霊を科学する(3)コピー人間問題



随伴現象説における第2の難問は、コピー人間問題と呼ばれています。端的にいえば「私」のコピーは、「私」なのか・・・というものです。

ここでいうコピー人間とは、「私」の体を原子レベルまで細かく調べ上げ、「私」と全く同じように原子を配列していくものです。そうすれば外見上はもちろんのこと、脳の構造、ニューロンの配列までも、全て「私」と同じように複製されます。つまり、身体的には完全に「私」のコピーができるわけです。もちろん、現在のクローン技術を用いても、ここまでのことはできませんが、原理的には不可能ではありません。

このコピー人間も、つくられてから何年も経過すれば、当然「私」とは違った心を持つことでしょう。なぜなら、「私」と全く同じ生活はできないからです。「心」の形成には、生活パターンも深く関わるはずです。

しかし、このコピー人間がつくられた瞬間はどうでしょう。その時点では「私」と全く同じニューロンの発火パターンを持っていますから、随伴現象説に従えば「私」と全く同じ心を持っているはずです。ということは、コピー人間も「私」であるということに、なりはしないでしょうか?

問題を次のように考えると、さらに深刻に受け止められるかと思います。

あなたは大金持ちで、妻子にも恵まれ、幸せに暮らしているとします。そのようなあなたが、最近開発されたばかりである原子レベルの複製技術を用いて、コピー人間をつくったとします。すると、誕生したコピー人間からこう言われました。

「もし、あなたが死ねば、私は一生お金に不自由せず、幸せに暮らせます。だから死んでくださいませんか? 大丈夫です。私もあなたなのですから、あなたが死んでも、あなたは死なないのですからね。それどころか、あなたが死ぬことによって、私つまりあなたは、今以上に、とても幸せに暮らすことができるのですよ!」

随伴現象説では、ニューロンの発火パターンで心の在り方が決まるわけですから、コピー人間も当然あなたと同じ心を持つはずです。ですから、このコピー人間のいうことは正しいことになります。つまり、コピー人間もあなたなのです。では、あなたはこのコピー人間の発言に同意できるでしょうか? あなた(コピー人間)が今以上に幸せになるために、あなた(本人)は死ぬことができるでしょうか?

答えは、誰でも「ノー」でしょう。しかし、随伴現象説を認める限り、このコピー人間の発言に異議を唱えることはできないのです。
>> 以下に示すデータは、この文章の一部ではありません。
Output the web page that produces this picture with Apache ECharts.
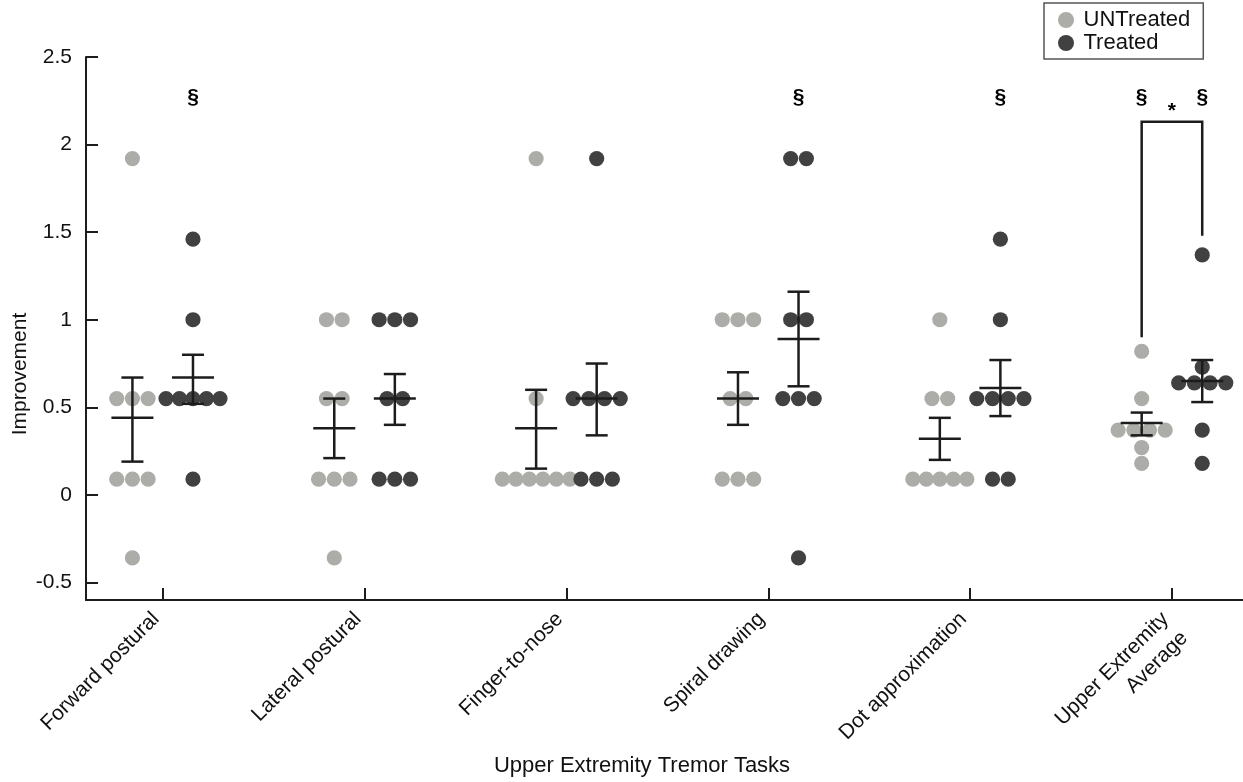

少々哲学的な話になりますが、この問題は「自己とは何か」ということを突き付けています。脳内のニューロンの発火で自己が決定するのかということです。もう少し難しい言葉で言えば、アイデンティティーは脳内の物理現象で決定されるのかということです。それが「イエス」というのが随伴現象説なのですが、そうするとコピー人間問題のように、感情的には到底受け入れられない話が真実だということになってしまうのです。